Il concetto di demanium non coincide però, almeno per Andrea, con i beni patrimoniali del sovrano, giacché se è vero che ciò che fa parte del demanio è anche parte del dominio del principe, non è vero però il contrario: esistono cioè beni non demaniali in proprietà del re. La differenza tra i beni demaniali e quelli patrimoniali è dunque costituita da uno statuto particolare del demanio, che ne fa un patrimonio vincolato, sottratto alla disponibilità incondizionata del suo proprietario.
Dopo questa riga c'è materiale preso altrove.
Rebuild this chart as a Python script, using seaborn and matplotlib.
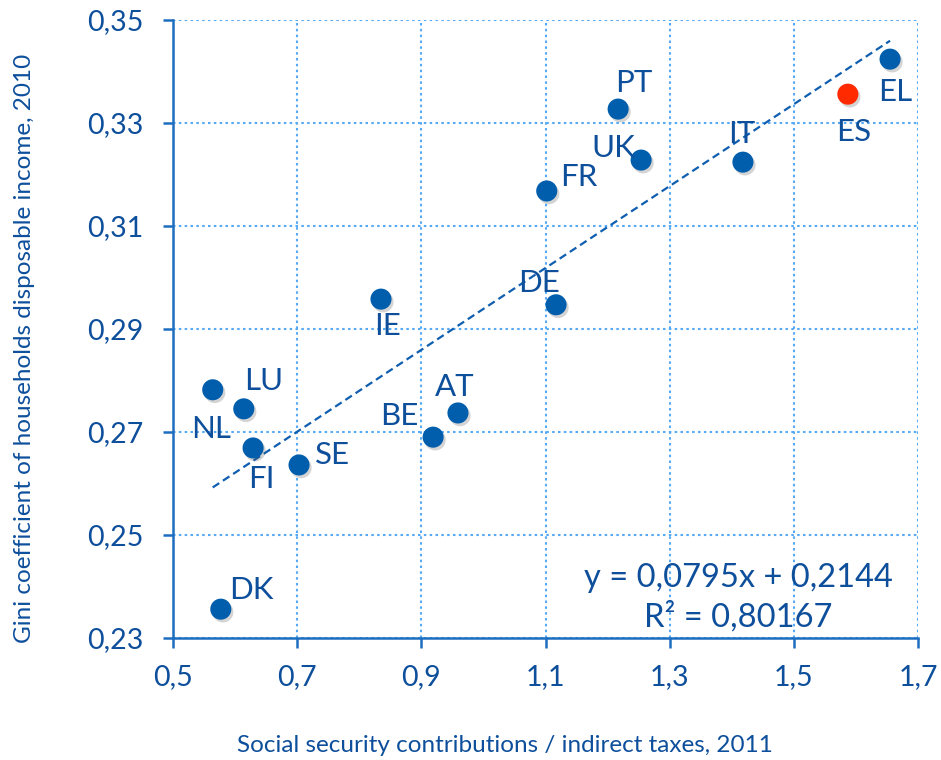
import matplotlib
matplotlib.use("Agg")
import matplotlib.pyplot as plt
import matplotlib.patheffects as pe
from matplotlib.ticker import FixedLocator, FuncFormatter
import numpy as np
import pandas as pd
import seaborn as sns

# Country data: social security contributions / indirect taxes (2011) vs Gini (2010)
countries = ["EL", "ES", "PT", "UK", "IT", "FR", "DE", "IE",
             "LU", "NL", "FI", "SE", "BE", "AT", "DK"]
ssc_ratio = [1.655, 1.587, 1.217, 1.254, 1.418, 1.102, 1.117, 0.835,
             0.614, 0.564, 0.629, 0.703, 0.919, 0.959, 0.577]
gini = [0.3424, 0.3356, 0.3327, 0.3228, 0.3224, 0.3168, 0.2947, 0.2958,
        0.2745, 0.2782, 0.2669, 0.2636, 0.2690, 0.2737, 0.2356]
highlight = ["other", "Spain", "other", "other", "other", "other", "other", "other",
             "other", "other", "other", "other", "other", "other", "other"]

# Linear trend reported on the chart
slope, intercept, r2 = 0.0795, 0.2144, 0.80167

x_ticks = [0.5, 0.7, 0.9, 1.1, 1.3, 1.5, 1.7]
y_ticks = [0.23, 0.25, 0.27, 0.29, 0.31, 0.33, 0.35]

# label offsets in points (dx, dy) relative to each marker
label_offsets = {
    "EL": (4, -24), "ES": (4, -27), "PT": (11, 19), "UK": (-20, 9),
    "IT": (-1, 20), "FR": (23, 10), "DE": (-12, 16), "IE": (5, -19),
    "LU": (14, 20), "NL": (-1, -28), "FI": (6, -22), "SE": (24, 7),
    "BE": (-24, 15), "AT": (-2, 19), "DK": (22, 14),
}

df = pd.DataFrame({"country": countries, "x": ssc_ratio, "y": gini, "group": highlight})

TEXT = "#0E4F9C"
AXIS = "#1E6EC0"
GRID = "#55A9F5"
DOT = "#005EAD"
RED = "#FF2A00"

sns.set_theme(style="white")
plt.rcParams["font.family"] = ["Lato", "DejaVu Sans"]

fig = plt.figure(figsize=(9.41, 7.60), dpi=100)
ax = fig.add_axes([173 / 941, 1 - 638 / 760, (918 - 173) / 941, (638 - 20) / 760])

sns.scatterplot(data=df, x="x", y="y", hue="group",
                palette={"other": DOT, "Spain": RED},
                s=230, edgecolor="none", legend=False, ax=ax, zorder=4)
for coll in ax.collections:
    coll.set_path_effects([pe.SimplePatchShadow(offset=(1.5, -2), alpha=0.25, shadow_rgbFace="#555555"),
                           pe.Normal()])

# dashed trend line across the data range
xs = np.array([min(ssc_ratio), max(ssc_ratio)])
ax.plot(xs, slope * xs + intercept, linestyle=(0, (3.5, 2)), color="#0F5EB0", lw=1.6, zorder=3)

for c, xv, yv in zip(countries, ssc_ratio, gini):
    dx, dy = label_offsets[c]
    ax.annotate(c, (xv, yv), xytext=(dx, dy), textcoords="offset points",
                ha="center", va="center", fontsize=22.5, color=TEXT, zorder=5)

ax.set_xlim(0.5, 1.7)
ax.set_ylim(0.23, 0.35)
ax.xaxis.set_major_locator(FixedLocator(x_ticks))
ax.yaxis.set_major_locator(FixedLocator(y_ticks))
ax.xaxis.set_major_formatter(FuncFormatter(lambda v, p: f"{v:.1f}".replace(".", ",")))
ax.yaxis.set_major_formatter(FuncFormatter(lambda v, p: f"{v:.2f}".replace(".", ",")))

ax.grid(True, linestyle=(0, (1.2, 1.6)), color=GRID, lw=1.5)
ax.set_axisbelow(True)
for side in ["top", "right"]:
    ax.spines[side].set_visible(False)
for side in ["left", "bottom"]:
    ax.spines[side].set_color(AXIS)
    ax.spines[side].set_linewidth(1.8)

ax.tick_params(axis="both", which="major", direction="out", length=7, width=1.8,
               color=AXIS, labelcolor=TEXT, labelsize=20.5, bottom=True, left=True)
ax.tick_params(axis="x", pad=12)
ax.tick_params(axis="y", pad=14)

ax.set_xlabel("Social security contributions / indirect taxes, 2011", fontsize=17.5,
              color=TEXT, va="center")
ax.set_ylabel("Gini coefficient of households disposable income, 2010", fontsize=17.5,
              color=TEXT, va="center")
ax.xaxis.set_label_coords(0.446, -0.174)
ax.yaxis.set_label_coords(-0.199, 0.468)

eq = f"y = {slope:.4f}x + {intercept:.4f}".replace(".", ",")
r2txt = f"R² = {r2:.5f}".replace(".", ",")
ax.text(1.41, 0.2417, eq, ha="center", va="center", fontsize=23.5, color=TEXT, zorder=5)
ax.text(1.41, 0.2341, r2txt, ha="center", va="center", fontsize=23.5, color=TEXT, zorder=5)

fig.savefig("out.png", dpi=100)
Infatti, oltre a cose immobili e a redditi e servizi, il concetto di demanio si amplia nel vocabolario federiciano fino a comprendere le persone stesse, siano esse di ceto nobiliare, i milites o baroni di pertinenza demaniale evocati dalla costituzione Personas rebus (Const. III, 4.2), oppure di estrazione contadina, come quegli homines tutelati dalle costituzioni Cum universis e Quia frequenter, che proibiscono esplicitamente la creazione di legami di soggezione fra uomo e uomo all'interno dei demani regi.
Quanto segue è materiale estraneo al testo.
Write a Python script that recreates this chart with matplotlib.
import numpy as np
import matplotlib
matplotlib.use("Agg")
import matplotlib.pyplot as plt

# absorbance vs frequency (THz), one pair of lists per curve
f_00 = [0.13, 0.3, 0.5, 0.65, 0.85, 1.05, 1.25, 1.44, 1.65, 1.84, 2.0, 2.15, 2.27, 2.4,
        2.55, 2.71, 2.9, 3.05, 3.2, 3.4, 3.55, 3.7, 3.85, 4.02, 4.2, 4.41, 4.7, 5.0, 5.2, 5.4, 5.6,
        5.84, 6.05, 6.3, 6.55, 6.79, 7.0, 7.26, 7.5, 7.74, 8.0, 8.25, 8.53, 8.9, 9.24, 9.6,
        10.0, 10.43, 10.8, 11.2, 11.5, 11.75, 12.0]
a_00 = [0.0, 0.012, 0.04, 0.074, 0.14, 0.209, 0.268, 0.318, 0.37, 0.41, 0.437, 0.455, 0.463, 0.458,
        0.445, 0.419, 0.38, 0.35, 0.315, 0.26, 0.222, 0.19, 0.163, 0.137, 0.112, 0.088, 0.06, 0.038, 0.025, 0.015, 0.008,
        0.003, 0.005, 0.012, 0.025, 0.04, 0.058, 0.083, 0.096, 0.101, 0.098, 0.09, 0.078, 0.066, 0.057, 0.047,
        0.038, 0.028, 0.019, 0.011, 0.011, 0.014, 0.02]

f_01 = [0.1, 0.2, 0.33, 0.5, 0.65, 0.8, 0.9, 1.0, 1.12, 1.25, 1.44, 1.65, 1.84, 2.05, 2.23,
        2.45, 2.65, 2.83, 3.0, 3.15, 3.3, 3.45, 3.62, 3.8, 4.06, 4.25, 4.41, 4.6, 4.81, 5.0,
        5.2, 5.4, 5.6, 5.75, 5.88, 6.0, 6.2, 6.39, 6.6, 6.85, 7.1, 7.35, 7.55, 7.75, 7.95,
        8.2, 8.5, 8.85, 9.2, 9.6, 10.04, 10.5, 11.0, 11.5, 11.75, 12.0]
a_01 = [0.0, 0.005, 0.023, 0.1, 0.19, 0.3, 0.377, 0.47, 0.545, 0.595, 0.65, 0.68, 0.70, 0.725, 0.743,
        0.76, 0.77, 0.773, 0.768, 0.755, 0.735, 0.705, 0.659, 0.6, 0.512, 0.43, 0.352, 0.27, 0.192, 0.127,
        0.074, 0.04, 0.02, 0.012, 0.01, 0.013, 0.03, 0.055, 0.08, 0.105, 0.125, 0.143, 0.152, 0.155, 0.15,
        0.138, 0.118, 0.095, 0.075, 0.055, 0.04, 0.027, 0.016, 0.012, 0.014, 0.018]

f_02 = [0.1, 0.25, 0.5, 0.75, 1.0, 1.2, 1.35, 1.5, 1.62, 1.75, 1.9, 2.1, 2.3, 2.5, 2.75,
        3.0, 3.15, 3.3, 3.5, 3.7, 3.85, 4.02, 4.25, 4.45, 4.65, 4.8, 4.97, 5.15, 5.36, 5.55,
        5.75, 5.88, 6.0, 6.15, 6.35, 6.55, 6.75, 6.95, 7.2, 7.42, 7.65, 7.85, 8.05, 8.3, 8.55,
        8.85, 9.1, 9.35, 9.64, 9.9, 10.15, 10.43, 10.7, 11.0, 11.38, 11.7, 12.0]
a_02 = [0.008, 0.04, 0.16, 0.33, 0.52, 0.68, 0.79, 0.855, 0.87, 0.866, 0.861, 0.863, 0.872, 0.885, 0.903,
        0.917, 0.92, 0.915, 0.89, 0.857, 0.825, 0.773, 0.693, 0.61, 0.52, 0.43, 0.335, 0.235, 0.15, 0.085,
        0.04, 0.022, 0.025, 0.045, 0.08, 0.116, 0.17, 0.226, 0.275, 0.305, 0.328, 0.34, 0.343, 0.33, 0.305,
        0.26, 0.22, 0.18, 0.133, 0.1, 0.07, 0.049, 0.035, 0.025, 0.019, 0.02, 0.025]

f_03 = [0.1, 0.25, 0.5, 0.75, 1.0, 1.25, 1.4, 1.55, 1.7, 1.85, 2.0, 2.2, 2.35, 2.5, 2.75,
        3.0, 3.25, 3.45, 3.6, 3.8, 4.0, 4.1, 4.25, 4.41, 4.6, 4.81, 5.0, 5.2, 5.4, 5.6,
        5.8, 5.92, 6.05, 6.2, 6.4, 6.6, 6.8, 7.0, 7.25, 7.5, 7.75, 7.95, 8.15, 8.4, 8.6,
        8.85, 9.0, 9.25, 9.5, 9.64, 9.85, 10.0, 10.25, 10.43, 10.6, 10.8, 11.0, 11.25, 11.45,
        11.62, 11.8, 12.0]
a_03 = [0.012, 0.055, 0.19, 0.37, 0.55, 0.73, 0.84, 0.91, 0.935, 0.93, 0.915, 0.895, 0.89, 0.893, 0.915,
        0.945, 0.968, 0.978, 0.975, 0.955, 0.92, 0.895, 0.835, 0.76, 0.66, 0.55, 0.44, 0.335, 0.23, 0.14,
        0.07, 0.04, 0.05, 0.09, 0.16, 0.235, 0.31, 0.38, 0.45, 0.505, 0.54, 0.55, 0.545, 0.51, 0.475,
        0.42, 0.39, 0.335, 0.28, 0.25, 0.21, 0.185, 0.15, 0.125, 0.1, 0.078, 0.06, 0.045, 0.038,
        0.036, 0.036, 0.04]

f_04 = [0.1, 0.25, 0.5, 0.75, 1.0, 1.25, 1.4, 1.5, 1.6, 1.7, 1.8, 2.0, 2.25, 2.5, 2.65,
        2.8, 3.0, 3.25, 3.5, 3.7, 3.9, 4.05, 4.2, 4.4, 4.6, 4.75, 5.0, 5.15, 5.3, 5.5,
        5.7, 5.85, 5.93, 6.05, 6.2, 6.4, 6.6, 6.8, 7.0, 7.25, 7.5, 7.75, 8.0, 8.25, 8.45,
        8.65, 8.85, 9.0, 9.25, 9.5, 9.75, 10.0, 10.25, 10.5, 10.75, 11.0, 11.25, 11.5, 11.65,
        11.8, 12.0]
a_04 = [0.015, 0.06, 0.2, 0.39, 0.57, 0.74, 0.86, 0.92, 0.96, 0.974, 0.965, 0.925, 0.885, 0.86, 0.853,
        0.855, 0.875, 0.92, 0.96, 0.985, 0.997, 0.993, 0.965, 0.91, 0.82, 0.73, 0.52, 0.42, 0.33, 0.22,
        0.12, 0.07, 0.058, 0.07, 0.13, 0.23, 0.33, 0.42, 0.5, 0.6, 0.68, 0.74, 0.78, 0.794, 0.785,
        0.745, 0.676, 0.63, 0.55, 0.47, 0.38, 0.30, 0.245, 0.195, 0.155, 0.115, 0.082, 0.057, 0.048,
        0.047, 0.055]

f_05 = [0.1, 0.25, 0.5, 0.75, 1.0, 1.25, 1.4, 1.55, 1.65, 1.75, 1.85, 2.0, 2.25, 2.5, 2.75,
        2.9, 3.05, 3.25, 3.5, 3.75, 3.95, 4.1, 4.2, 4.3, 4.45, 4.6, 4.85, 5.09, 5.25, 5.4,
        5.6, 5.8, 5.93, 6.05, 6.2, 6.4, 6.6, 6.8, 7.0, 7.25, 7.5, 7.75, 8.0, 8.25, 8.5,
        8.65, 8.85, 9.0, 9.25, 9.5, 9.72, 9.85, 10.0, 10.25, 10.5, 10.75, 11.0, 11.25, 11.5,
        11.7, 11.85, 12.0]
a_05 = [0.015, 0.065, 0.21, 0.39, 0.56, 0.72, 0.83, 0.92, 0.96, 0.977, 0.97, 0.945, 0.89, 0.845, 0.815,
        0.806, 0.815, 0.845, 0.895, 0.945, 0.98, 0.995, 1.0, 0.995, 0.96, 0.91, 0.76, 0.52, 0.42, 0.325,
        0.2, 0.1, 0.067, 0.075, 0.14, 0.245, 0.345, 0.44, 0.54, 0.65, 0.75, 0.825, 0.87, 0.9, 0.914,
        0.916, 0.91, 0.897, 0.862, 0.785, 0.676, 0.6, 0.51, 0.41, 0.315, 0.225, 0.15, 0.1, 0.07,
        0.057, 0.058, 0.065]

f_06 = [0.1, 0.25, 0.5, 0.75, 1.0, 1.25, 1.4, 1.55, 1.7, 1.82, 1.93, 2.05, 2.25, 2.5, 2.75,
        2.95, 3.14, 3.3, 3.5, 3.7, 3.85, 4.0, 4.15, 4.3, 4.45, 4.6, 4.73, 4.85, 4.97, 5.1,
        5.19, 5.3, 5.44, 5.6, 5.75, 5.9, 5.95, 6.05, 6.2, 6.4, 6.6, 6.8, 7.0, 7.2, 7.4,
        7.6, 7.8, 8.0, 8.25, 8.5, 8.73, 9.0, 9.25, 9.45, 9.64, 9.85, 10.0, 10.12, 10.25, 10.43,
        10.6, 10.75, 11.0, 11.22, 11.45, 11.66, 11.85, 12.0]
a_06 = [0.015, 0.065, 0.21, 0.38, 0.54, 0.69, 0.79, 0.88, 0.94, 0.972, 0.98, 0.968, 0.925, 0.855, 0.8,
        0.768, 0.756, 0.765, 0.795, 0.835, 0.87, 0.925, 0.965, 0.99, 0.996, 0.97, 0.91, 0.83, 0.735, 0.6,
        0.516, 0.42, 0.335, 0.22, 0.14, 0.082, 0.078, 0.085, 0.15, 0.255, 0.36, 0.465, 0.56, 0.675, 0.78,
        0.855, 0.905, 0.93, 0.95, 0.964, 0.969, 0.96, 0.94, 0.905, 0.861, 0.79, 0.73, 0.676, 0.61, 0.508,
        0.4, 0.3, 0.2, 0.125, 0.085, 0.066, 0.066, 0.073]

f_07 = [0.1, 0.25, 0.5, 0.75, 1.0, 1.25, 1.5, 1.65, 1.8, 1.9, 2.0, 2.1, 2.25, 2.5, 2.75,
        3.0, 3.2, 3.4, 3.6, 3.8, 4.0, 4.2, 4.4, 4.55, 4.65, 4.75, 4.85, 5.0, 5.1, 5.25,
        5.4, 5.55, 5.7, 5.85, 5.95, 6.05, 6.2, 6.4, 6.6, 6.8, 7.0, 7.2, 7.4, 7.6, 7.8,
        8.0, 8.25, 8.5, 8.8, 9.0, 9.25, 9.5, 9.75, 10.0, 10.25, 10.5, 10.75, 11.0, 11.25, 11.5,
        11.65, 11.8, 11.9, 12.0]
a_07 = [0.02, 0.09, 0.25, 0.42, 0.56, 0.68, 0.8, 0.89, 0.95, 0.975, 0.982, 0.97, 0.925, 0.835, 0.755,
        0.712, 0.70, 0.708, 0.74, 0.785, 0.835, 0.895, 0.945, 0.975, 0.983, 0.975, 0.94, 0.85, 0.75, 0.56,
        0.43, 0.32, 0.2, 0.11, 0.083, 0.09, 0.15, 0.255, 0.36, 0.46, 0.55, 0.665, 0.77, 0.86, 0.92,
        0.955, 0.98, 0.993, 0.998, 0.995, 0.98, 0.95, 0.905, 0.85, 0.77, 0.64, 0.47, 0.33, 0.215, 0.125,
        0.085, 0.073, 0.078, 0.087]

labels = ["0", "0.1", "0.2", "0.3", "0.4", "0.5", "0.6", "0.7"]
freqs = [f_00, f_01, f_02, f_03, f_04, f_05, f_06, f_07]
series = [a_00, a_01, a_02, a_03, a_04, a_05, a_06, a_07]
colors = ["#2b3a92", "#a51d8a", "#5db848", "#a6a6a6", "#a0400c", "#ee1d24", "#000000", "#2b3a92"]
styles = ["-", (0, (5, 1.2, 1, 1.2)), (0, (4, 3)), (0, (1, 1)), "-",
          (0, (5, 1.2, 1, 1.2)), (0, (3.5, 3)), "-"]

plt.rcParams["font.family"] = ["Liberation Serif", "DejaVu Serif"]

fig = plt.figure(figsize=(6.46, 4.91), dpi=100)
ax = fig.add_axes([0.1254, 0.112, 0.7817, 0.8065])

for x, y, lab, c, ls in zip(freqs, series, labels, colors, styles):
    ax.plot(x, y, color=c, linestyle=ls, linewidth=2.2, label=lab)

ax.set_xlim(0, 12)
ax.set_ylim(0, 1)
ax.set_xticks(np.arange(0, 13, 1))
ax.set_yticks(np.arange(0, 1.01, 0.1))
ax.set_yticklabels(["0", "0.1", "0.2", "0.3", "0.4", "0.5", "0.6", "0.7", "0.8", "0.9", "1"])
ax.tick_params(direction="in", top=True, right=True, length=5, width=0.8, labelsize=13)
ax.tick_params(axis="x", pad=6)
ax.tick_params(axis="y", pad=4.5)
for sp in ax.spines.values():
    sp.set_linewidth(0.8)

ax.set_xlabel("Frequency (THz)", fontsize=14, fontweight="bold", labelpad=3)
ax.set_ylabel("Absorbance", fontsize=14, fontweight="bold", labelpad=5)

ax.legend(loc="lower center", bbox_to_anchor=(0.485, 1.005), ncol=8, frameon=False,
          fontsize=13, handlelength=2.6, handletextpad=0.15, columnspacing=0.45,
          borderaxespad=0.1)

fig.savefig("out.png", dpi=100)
L'appartenenza delle persone al demanio contribuisce a marcare la differenza, chiara alla dottrina, tra demanium pubblicistico e dominium privatistico. La salvaguardia delle prerogative regie coincide, in questo caso, con la proibizione di ogni sorta di asservimento, anche parziale, dell'uomo a soggetti diversi dal re, servitù che si tradurrebbe in un depauperamento del demanio stesso, il quale perderebbe una quota dei servitia prestati dal contadino. È naturale, perciò, che l'appartenenza al demanio stia particolarmente a cuore ai rustici delle campagne demaniali come ai borghesi delle città, che vedono coincidere la demanialità con la libertà. Agli uomini del suo demanio Federico promette in effetti la propria protezione con parole scultoree che evocano la defensio imperiale: "adversus quorumlibet impetus valeant clipeo defensionis nostre defendi" (Const. III, 7). E questa tutela regia è richiesta dagli homines Regni come un bene prezioso: Andrea d'Isernia prospetta il caso in cui alcuni di essi ‒ contro le pretese di un signore ‒ facciano valere il decorso del tempo per dimostrare l'originaria volontà del re di accoglierli nel demanio.
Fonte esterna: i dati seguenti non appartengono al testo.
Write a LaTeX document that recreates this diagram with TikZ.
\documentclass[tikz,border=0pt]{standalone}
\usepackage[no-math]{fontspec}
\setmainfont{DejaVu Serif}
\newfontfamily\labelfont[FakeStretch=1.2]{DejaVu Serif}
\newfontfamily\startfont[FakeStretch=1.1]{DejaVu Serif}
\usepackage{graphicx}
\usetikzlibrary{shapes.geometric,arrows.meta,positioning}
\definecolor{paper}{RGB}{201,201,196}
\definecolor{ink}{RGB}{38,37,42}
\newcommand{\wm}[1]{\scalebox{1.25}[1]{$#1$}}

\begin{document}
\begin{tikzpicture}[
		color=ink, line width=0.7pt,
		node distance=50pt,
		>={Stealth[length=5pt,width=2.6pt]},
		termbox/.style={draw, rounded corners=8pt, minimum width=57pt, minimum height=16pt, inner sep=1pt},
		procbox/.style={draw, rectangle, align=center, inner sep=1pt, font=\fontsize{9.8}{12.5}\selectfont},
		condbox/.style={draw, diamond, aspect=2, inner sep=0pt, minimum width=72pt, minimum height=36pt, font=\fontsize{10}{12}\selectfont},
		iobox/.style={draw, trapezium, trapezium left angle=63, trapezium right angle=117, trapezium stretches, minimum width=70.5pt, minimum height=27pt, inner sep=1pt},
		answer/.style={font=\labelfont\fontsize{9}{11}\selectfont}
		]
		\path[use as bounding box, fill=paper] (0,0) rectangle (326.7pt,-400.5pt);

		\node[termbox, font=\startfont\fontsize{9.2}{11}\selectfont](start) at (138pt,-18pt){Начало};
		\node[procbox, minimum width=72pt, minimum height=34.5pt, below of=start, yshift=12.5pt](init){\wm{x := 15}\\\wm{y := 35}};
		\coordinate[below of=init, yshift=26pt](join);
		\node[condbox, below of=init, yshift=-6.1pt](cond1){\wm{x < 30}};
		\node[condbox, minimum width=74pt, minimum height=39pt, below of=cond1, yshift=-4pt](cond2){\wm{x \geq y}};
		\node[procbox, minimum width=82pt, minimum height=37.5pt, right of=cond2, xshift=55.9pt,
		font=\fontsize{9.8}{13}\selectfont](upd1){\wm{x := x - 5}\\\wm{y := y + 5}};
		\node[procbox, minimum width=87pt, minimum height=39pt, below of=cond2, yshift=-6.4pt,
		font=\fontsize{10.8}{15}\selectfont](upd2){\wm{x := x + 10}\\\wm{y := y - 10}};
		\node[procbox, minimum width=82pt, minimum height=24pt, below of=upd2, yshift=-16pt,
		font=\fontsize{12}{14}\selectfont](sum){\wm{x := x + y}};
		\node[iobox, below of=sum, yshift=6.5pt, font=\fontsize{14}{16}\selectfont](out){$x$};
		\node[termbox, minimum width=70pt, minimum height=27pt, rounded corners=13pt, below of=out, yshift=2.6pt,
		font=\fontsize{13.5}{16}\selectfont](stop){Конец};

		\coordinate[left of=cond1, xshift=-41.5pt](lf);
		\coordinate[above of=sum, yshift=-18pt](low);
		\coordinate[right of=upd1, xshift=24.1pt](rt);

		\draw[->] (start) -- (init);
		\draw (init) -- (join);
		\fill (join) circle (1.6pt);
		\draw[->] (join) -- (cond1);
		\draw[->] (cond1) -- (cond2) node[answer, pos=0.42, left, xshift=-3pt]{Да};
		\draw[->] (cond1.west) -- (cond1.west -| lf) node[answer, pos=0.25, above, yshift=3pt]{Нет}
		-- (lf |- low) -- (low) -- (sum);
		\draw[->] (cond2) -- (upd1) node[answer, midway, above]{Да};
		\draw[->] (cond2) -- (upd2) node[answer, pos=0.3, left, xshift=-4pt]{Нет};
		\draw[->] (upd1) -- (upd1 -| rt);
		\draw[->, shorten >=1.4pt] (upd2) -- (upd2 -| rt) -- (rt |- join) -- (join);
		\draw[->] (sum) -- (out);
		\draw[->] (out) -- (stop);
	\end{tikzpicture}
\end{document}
Come l'appartenenza immediata al demanio regio è sentita come l'opposto della dipendenza, e quindi garanzia di libertà, così la ricchezza materiale delle terre demaniali è presentata dalle fonti meridionali come ricchezza comune del Regnum. Tutti i sudditi possono denunciare usurpazioni del demanio, poiché è interesse di tutti che il demanio non venga diminuito, con la conseguenza che il principe debba incrementare i prelievi fiscali. Quest'interesse pubblico sui beni demaniali costituisce poi la giustificazione tecnica più convincente degli ostacoli posti all'alienazione dei beni demaniali da parte del re. Ancora l'Isernia riporta il parere dei giureconsulti d'età sveva ("antiqui periti Regni Sicilie"), che ritenevano che né il re né l'imperatore potessero disporre dei beni demaniali. Vincolati al sostentamento del re e del suo governo, i beni del demanio costituiscono, secondo loro, la miglior garanzia contro un inasprimento eccessivo della fiscalità. Si giustifica così anche la regola dell'imprescrittibilità dei beni demaniali, sostenuta da Marino di Caramanico (v.), ma rigettata da Andrea. Considerando "troppo favorevole al fisco" il pensiero del glossatore ordinario del Liber Augustalis, il più maturo Andrea tende a sfumare i caratteri più marcati che farebbero del demanio federiciano un patrimonio vincolato e indisponibile. Ne ammette perciò l'acquisto da parte dei privati per prescrizione immemorabile e anche l'alienazione o la concessione feudale da parte del sovrano, purché motivata da giusta causa e dall'impossibilità di valersi di beni regi non demaniali.